You guys, in just a few days I will be... thirty. It seems absolutely ridiculous.
I initially wrote out this whole post about how cool I am with turning 30 and how it's no big deal. I love my life, and I would much rather be 30 then in my early 20's again. I feel like I know myself and have more confidence. I have the best husband ever, cutie pie animals, live in a beautiful state, and..... I totally feel old saying that I'm almost 30 and am really kinda freaking out, just a bit.
First, is anyone else out there binge watching Friends like it's your job? I was never super into it while it was on and now I'm dangerously close to believing that they are all my real life BFF's. Ok, who am I kidding, I'm already there. Moving on....
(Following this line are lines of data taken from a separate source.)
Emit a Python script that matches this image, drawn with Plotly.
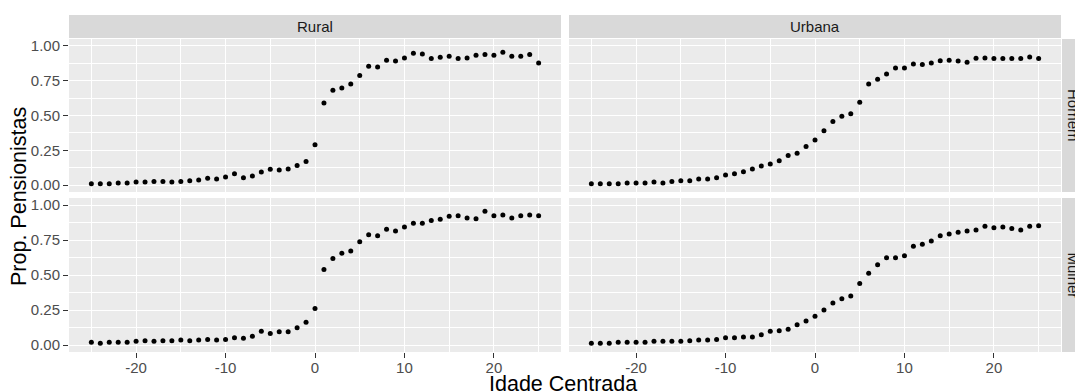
import plotly.graph_objects as go

idade = list(range(-25, 26))

rural_homem = [0.010, 0.010, 0.010, 0.014, 0.014, 0.022, 0.022, 0.026, 0.026, 0.022,
               0.026, 0.031, 0.036, 0.048, 0.043, 0.058, 0.082, 0.053, 0.065, 0.094,
               0.113, 0.108, 0.115, 0.141, 0.170, 0.290, 0.590, 0.681, 0.698, 0.727,
               0.787, 0.854, 0.849, 0.897, 0.892, 0.914, 0.947, 0.942, 0.909, 0.918,
               0.926, 0.909, 0.914, 0.933, 0.938, 0.933, 0.954, 0.926, 0.926, 0.938,
               0.878]

urbana_homem = [0.010, 0.010, 0.010, 0.010, 0.014, 0.014, 0.014, 0.022, 0.014, 0.026,
                0.031, 0.031, 0.043, 0.043, 0.053, 0.072, 0.082, 0.096, 0.115, 0.137,
                0.151, 0.175, 0.213, 0.228, 0.278, 0.324, 0.391, 0.456, 0.494, 0.513,
                0.595, 0.727, 0.760, 0.799, 0.842, 0.842, 0.871, 0.866, 0.878, 0.894,
                0.897, 0.892, 0.882, 0.911, 0.914, 0.909, 0.909, 0.909, 0.909, 0.921,
                0.909]

rural_mulher = [0.019, 0.012, 0.019, 0.019, 0.019, 0.026, 0.031, 0.026, 0.031, 0.031,
                0.036, 0.031, 0.036, 0.040, 0.036, 0.040, 0.052, 0.048, 0.062, 0.098,
                0.083, 0.095, 0.095, 0.124, 0.162, 0.260, 0.540, 0.617, 0.655, 0.671,
                0.738, 0.788, 0.781, 0.826, 0.814, 0.843, 0.869, 0.869, 0.890, 0.898,
                0.919, 0.924, 0.907, 0.902, 0.955, 0.924, 0.929, 0.907, 0.924, 0.929,
                0.924]

urbana_mulher = [0.012, 0.012, 0.012, 0.019, 0.019, 0.019, 0.019, 0.026, 0.026, 0.026,
                 0.026, 0.031, 0.036, 0.036, 0.040, 0.052, 0.052, 0.057, 0.057, 0.074,
                 0.098, 0.102, 0.112, 0.145, 0.171, 0.205, 0.250, 0.300, 0.331, 0.350,
                 0.440, 0.512, 0.574, 0.624, 0.624, 0.638, 0.705, 0.719, 0.743, 0.781,
                 0.793, 0.805, 0.814, 0.821, 0.848, 0.838, 0.843, 0.833, 0.821, 0.848,
                 0.852]

col_labels = ["Rural", "Urbana"]
row_labels = ["Homem", "Mulher"]
x_ticks = [-20, -10, 0, 10, 20]
y_ticks = [0.0, 0.25, 0.5, 0.75, 1.0]
y_ticktext = ["0.00", "0.25", "0.50", "0.75", "1.00"]

W, H = 1075, 392
ML, MR, MT, MB = 69, 14, 15, 40
PW = W - ML - MR
PH = H - MT - MB

def px_x(p):
    return (p - ML) / PW

def px_y(p):
    return (H - MB - p) / PH

x_dom = [[0, px_x(561)], [px_x(569), 1]]
y_dom = [[px_y(192), px_y(39)], [0, px_y(198)]]

FONT = "Liberation Sans, Arial, sans-serif"
fig = go.Figure()

panels = [
    (rural_homem, 0, 0),
    (urbana_homem, 0, 1),
    (rural_mulher, 1, 0),
    (urbana_mulher, 1, 1),
]

for i, (vals, r, c) in enumerate(panels):
    n = i + 1
    xa = "x" if n == 1 else f"x{n}"
    ya = "y" if n == 1 else f"y{n}"
    fig.add_trace(go.Scatter(
        x=idade, y=vals, mode="markers", xaxis=xa, yaxis=ya,
        marker=dict(color="black", size=5), showlegend=False,
        hoverinfo="x+y",
    ))
    xkey = "xaxis" if n == 1 else f"xaxis{n}"
    ykey = "yaxis" if n == 1 else f"yaxis{n}"
    show_x = (r == 1)
    show_y = (c == 0)
    fig.update_layout(**{
        xkey: dict(
            domain=x_dom[c], anchor=ya, range=[-27.5, 27.5],
            tickmode="array", tickvals=x_ticks,
            ticktext=[str(v) for v in x_ticks],
            showticklabels=show_x,
            ticks="outside" if show_x else "", ticklen=5, tickwidth=1,
            tickcolor="#333333", ticklabelstandoff=-3,
            tickfont=dict(family=FONT, size=15, color="#4D4D4D"),
            showgrid=True, gridcolor="white", gridwidth=1.1,
            minor=dict(tickvals=[-25, -15, -5, 5, 15, 25], showgrid=True,
                       gridcolor="white", gridwidth=0.5, ticks=""),
            zeroline=False, showline=False, fixedrange=True,
        ),
        ykey: dict(
            domain=y_dom[r], anchor=xa, range=[-0.05, 1.05],
            tickmode="array", tickvals=y_ticks, ticktext=y_ticktext,
            showticklabels=show_y,
            ticks="outside" if show_y else "", ticklen=5, tickwidth=1,
            tickcolor="#333333",
            tickfont=dict(family=FONT, size=15, color="#4D4D4D"),
            showgrid=True, gridcolor="white", gridwidth=1.1,
            minor=dict(tickvals=[0.125, 0.375, 0.625, 0.875], showgrid=True,
                       gridcolor="white", gridwidth=0.5, ticks=""),
            zeroline=False, showline=False, fixedrange=True,
        ),
    })

shapes = []
annotations = []
# top strips
for c, lab in enumerate(col_labels):
    shapes.append(dict(type="rect", xref="paper", yref="paper",
                       x0=x_dom[c][0], x1=x_dom[c][1],
                       y0=px_y(38), y1=px_y(15),
                       fillcolor="#D9D9D9", line=dict(width=0), layer="below"))
    annotations.append(dict(text=lab, xref="paper", yref="paper",
                            x=(x_dom[c][0] + x_dom[c][1]) / 2,
                            y=(px_y(38) + px_y(15)) / 2,
                            showarrow=False, xanchor="center", yanchor="middle",
                            font=dict(family=FONT, size=15, color="#1A1A1A")))
# right strips
for r, lab in enumerate(row_labels):
    shapes.append(dict(type="rect", xref="paper", yref="paper",
                       x0=px_x(1062), x1=px_x(1090),
                       y0=y_dom[r][0], y1=y_dom[r][1],
                       fillcolor="#D9D9D9", line=dict(width=0), layer="below"))
    annotations.append(dict(text=lab, xref="paper", yref="paper",
                            x=px_x(1073.5), y=(y_dom[r][0] + y_dom[r][1]) / 2,
                            showarrow=False, xanchor="center", yanchor="middle",
                            textangle=90,
                            font=dict(family=FONT, size=15, color="#1A1A1A")))

# axis titles
annotations.append(dict(text="Idade Centrada", xref="paper", yref="paper",
                        x=px_x(563), y=px_y(384), showarrow=False,
                        xanchor="center", yanchor="middle",
                        font=dict(family=FONT, size=21.5, color="black")))
annotations.append(dict(text="Prop. Pensionistas", xref="paper", yref="paper",
                        x=px_x(19), y=px_y(197), showarrow=False,
                        xanchor="center", yanchor="middle", textangle=-90,
                        font=dict(family=FONT, size=21.5, color="black")))

fig.update_layout(
    width=W, height=H,
    margin=dict(l=ML, r=MR, t=MT, b=MB, pad=0),
    paper_bgcolor="white", plot_bgcolor="#EBEBEB",
    shapes=shapes, annotations=annotations,
    showlegend=False,
)

fig.write_html("out.html", config={"displayModeBar": False},
               post_script="document.body.style.margin='0';document.body.style.overflow='hidden';")
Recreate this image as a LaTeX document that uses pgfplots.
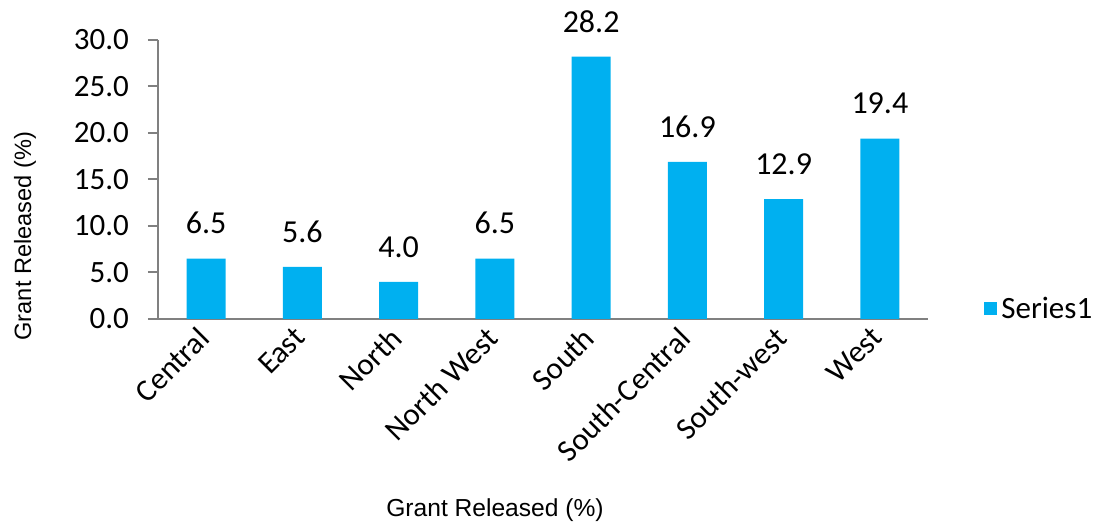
\documentclass[border=0pt]{standalone}
\usepackage{pgfplots}
\pgfplotsset{compat=1.18}
\usepackage{fontspec}
\setmainfont{Carlito}
\newfontfamily\arialfont{Liberation Sans}
\definecolor{barblue}{RGB}{0,176,240}
\definecolor{axgray}{RGB}{128,128,128}

\begin{document}
\begin{tikzpicture}
\useasboundingbox (-79pt,-102pt) rectangle (471pt,159.5pt);
\begin{axis}[
    at={(0pt,0pt)}, anchor=south west,
    scale only axis,
    width=385pt, height=139.5pt,
    xmin=-0.5, xmax=7.5,
    ymin=0, ymax=30,
    axis x line*=bottom, axis y line*=left,
    axis line style={axgray, line width=1pt},
    xtick={0,...,7},
    xticklabels={Central,East,North,North West,South,South-Central,South-west,West},
    xtick style={draw=none},
    x tick label style={rotate=45, anchor=north east, font=\fontsize{15.5}{17}\selectfont, inner sep=1pt, xshift=-1pt, yshift=6pt},
    ytick={0,5,...,30},
    tick align=outside,
    major tick length=5pt,
    ytick style={axgray, line width=1pt},
    y tick label style={font=\fontsize{15.5}{17}\selectfont, xshift=-6pt,
        /pgf/number format/fixed, /pgf/number format/fixed zerofill,
        /pgf/number format/precision=1, /pgf/number format/assume math mode=true},
    ylabel={\arialfont Grant Released (\%)},
    ylabel style={font=\fontsize{11.8}{14}\selectfont, at={(axis description cs:0,0.297)}, anchor=center, yshift=66.5pt},
    xlabel={\arialfont Grant Released (\%)},
    xlabel style={font=\fontsize{12.3}{14}\selectfont, at={(axis description cs:0.4377,0)}, anchor=center, yshift=-95.5pt},
    ybar, bar width=19.5pt,
    nodes near coords,
    every node near coord/.append style={font=\fontsize{16}{18}\selectfont, anchor=south, inner sep=0pt, yshift=12pt,
        /pgf/number format/fixed, /pgf/number format/fixed zerofill,
        /pgf/number format/precision=1, /pgf/number format/assume math mode=true},
    legend style={draw=none, at={(1,0.036)}, anchor=west, xshift=28pt, font=\fontsize{15.5}{17}\selectfont, inner sep=0pt},
    legend image code/.code={\fill[barblue] (0pt,-3.25pt) rectangle (6.5pt,3.25pt);},
    clip=false,
]
\addplot[fill=barblue, draw=none] coordinates {
    (0,6.5) (1,5.6) (2,4.0) (3,6.5) (4,28.2) (5,16.9) (6,12.9) (7,19.4)
};
\legend{Series1}
\end{axis}
\end{tikzpicture}
\end{document}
It's not even that I feel old saying I'm 30 but more of a feeling of being an imposter. Taylor mentioned he learned from his first job out of college that adults are all just players in an improv show. We are all just winging it all of the time. And I guess that's what I feel 30 is like. I still don't have babies, struggle to pay bills on time, am horrible at cleaning and can't wake up early to save my life. For some reason I figured I would be cured of this by the time I was the magical age of 30. Well, not the babies part, but you get what I'm saying.
So bring it on 30. I'm excited to be done with 29 and start a new year. But mostly I'm excited to eat cake all day.